Let's define $S_{n}=\sum_{k=1}^{n} X_{k}$. According to strong law of large numbers we have $\frac{S_{n}}{n} \rightarrow E(X_{1})=2$ a.s. It follows from that $\frac{S_{n}}{n} \rightarrow 2$ in distribution.
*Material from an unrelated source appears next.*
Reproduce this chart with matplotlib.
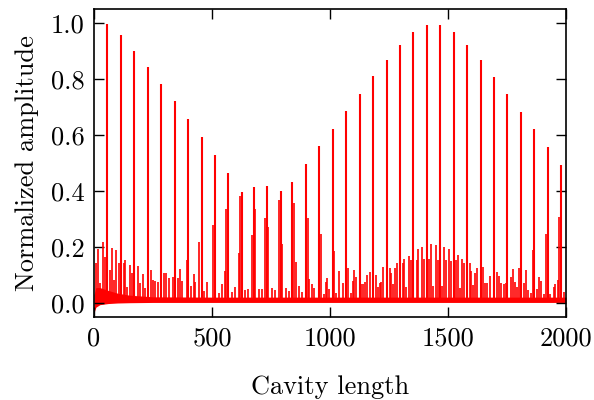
import numpy as np
import matplotlib
matplotlib.use("Agg")
import matplotlib.pyplot as plt

# ---- data ----
main_x = [56, 114, 170, 229, 283, 342, 397, 456, 511, 568, 626, 677, 732, 791, 840,
          897, 955, 1013, 1068, 1126, 1182, 1240, 1297, 1353, 1410, 1466, 1524, 1581,
          1638, 1695, 1752, 1808, 1866, 1922, 1980]
main_h = [0.996, 0.957, 0.900, 0.842, 0.782, 0.721, 0.657, 0.594, 0.527, 0.463, 0.398,
          0.413, 0.418, 0.399, 0.432, 0.495, 0.560, 0.621, 0.686, 0.746, 0.810, 0.868,
          0.921, 0.967, 0.993, 0.993, 0.967, 0.921, 0.867, 0.806, 0.745, 0.681, 0.620,
          0.556, 0.492]

side_x = [8, 18, 27, 38, 45, 66, 76, 86, 94, 105, 126, 133, 141, 151, 161, 185, 196, 209,
          217, 240, 250, 260, 270, 298, 306, 319, 333, 355, 366, 373, 392, 411, 422, 429,
          447, 467, 480, 503, 528, 541, 554, 561, 585, 596, 613, 618, 639, 652, 669, 684,
          698, 712, 723, 739, 754, 767, 783, 798, 812, 825, 847, 855, 867, 881, 905, 912,
          925, 932, 962, 973, 983, 989, 997, 1019, 1025, 1039, 1054, 1075, 1090, 1097,
          1103, 1111, 1133, 1140, 1150, 1155, 1168, 1195, 1202, 1211, 1217, 1225, 1253,
          1260, 1268, 1277, 1285, 1308, 1315, 1322, 1333, 1342, 1367, 1372, 1390, 1397,
          1421, 1428, 1435, 1449, 1456, 1475, 1484, 1491, 1504, 1513, 1535, 1542, 1550,
          1561, 1566, 1593, 1599, 1607, 1616, 1623, 1650, 1655, 1666, 1680, 1706, 1716,
          1725, 1739, 1746, 1766, 1774, 1783, 1794, 1802, 1821, 1830, 1839, 1850, 1859,
          1878, 1887, 1893, 1907, 1915, 1933, 1948, 1955, 1965, 1972, 1986, 1993]
side_h = [0.144, 0.192, 0.070, 0.219, 0.165, 0.118, 0.195, 0.082, 0.189, 0.142, 0.142,
          0.154, 0.058, 0.136, 0.108, 0.132, 0.070, 0.104, 0.053, 0.118, 0.082, 0.080,
          0.076, 0.106, 0.106, 0.088, 0.094, 0.088, 0.121, 0.079, 0.154, 0.062, 0.104,
          0.074, 0.219, 0.043, 0.075, 0.279, 0.035, 0.068, 0.115, 0.336, 0.040, 0.058,
          0.177, 0.382, 0.046, 0.050, 0.243, 0.335, 0.049, 0.050, 0.302, 0.270, 0.052,
          0.046, 0.369, 0.210, 0.054, 0.043, 0.357, 0.145, 0.060, 0.039, 0.304, 0.086,
          0.068, 0.054, 0.246, 0.032, 0.074, 0.089, 0.050, 0.186, 0.035, 0.114, 0.070,
          0.124, 0.035, 0.080, 0.118, 0.092, 0.067, 0.068, 0.075, 0.099, 0.112, 0.099,
          0.058, 0.073, 0.076, 0.130, 0.126, 0.108, 0.067, 0.126, 0.142, 0.142, 0.157,
          0.058, 0.168, 0.154, 0.154, 0.192, 0.200, 0.157, 0.157, 0.210, 0.061, 0.207,
          0.154, 0.061, 0.200, 0.154, 0.193, 0.150, 0.154, 0.171, 0.052, 0.156, 0.142,
          0.142, 0.114, 0.064, 0.108, 0.124, 0.130, 0.073, 0.070, 0.096, 0.112, 0.096,
          0.073, 0.067, 0.070, 0.094, 0.121, 0.076, 0.058, 0.125, 0.073, 0.118, 0.046,
          0.037, 0.190, 0.051, 0.092, 0.080, 0.032, 0.246, 0.031, 0.056, 0.068, 0.082,
          0.306, 0.017, 0.040]

# baseline noise band (lower / upper envelope)
band_x = [0, 8, 25, 60, 100, 150, 250, 500, 1000, 1500, 2000]
band_lo = [-0.035, -0.015, -0.006, -0.002, 0.000, 0.001, 0.002, 0.002, 0.002, 0.002, 0.002]
band_hi = [0.030, 0.055, 0.055, 0.045, 0.035, 0.028, 0.022, 0.021, 0.021, 0.021, 0.021]

x_ticks = [0, 500, 1000, 1500, 2000]
y_ticks = [0.0, 0.2, 0.4, 0.6, 0.8, 1.0]

# ---- style ----
plt.rcParams['font.family'] = 'serif'
plt.rcParams['font.serif'] = ['cmr10']
plt.rcParams['mathtext.fontset'] = 'cm'
plt.rcParams['axes.formatter.use_mathtext'] = True

fig = plt.figure(figsize=(5.94, 4.0), dpi=100)
ax = fig.add_axes([94/594, 1-317/400, 472/594, 308/400])

red = '#ff0000'
ax.fill_between(band_x, band_lo, band_hi, color=red, lw=0)
ax.vlines(side_x, 0.005, side_h, color=red, lw=1.2)
ax.vlines(main_x, 0.005, main_h, color=red, lw=1.5)

ax.set_xlim(0, 2000)
ax.set_ylim(-0.05, 1.05)
ax.set_xticks(x_ticks)
ax.set_yticks(y_ticks)
ax.set_xticklabels([str(v) for v in x_ticks])
ax.set_yticklabels(['%.1f' % v for v in y_ticks])
ax.minorticks_off()
ax.tick_params(direction='in', length=7, width=1.0, top=True, right=True,
               labelsize=19, pad=7)
for s in ax.spines.values():
    s.set_linewidth(1.2)

ax.set_xlabel('Cavity length', fontsize=19, labelpad=18)
ax.set_ylabel('Normalized amplitude', fontsize=19, labelpad=8)

fig.savefig('out.png', dpi=100)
According to the continuity theorem $\lim_{n\to\infty} \varphi_{\frac{S_{n}}{n}}(t)=\varphi_{\delta(2)}(t), \forall t\in \mathbb{R}.$
Especially for $t=2$ we have:$$ \varphi_{\frac{S_{n}}{n}}(2)=\varphi_{S_{n}}(\frac{2}{n})=\varphi_{\sum_{k=1}^{n} X_{k}}(\frac{2}{n})=\prod_{k=1}^{n} \varphi_{X_{k}}(\frac{2}{n})=(\varphi_{X_{1}}(\frac{2}{n}))^{n}$$ and we can conclude $\lim_{n\to\infty} \varphi_{\frac{S_{n}}{n}}(2)=\lim_{n\to\infty}(\varphi_{X_{1}}(\frac{2}{n}))^{n}.$ Function $x\rightarrow \ln(x)$ is continuous so limit and function can commute. $$\ln(\lim_{n\to\infty}\varphi_{\frac{S_{n}}{n}}(2))=\ln(\lim_{n\to\infty}(\varphi_{X_{1}}(\frac{2}{n}))^{n})=\lim_{n\to\infty}\ln(\varphi_{X_{1}}(\frac{2}{n})^{n})=\lim_{n\to\infty}(n\ln(\varphi_{X_{1}}(\frac{2}{n})).$$ On the other hand, $$\ln(\lim_{n\to\infty}\varphi_{\frac{S_{n}}{n}}(2))=\ln(\varphi_{\delta(2)}(2))=\ln(e^{4\cdot i})=4\cdot i.$$ Final solution is $\lim_{n\to\infty}(n\ln(\varphi_{X_{1}}(\frac{2}{n})))=4\cdot i$. I hope that solution is correct. Every comment is welcome, thanks in advance.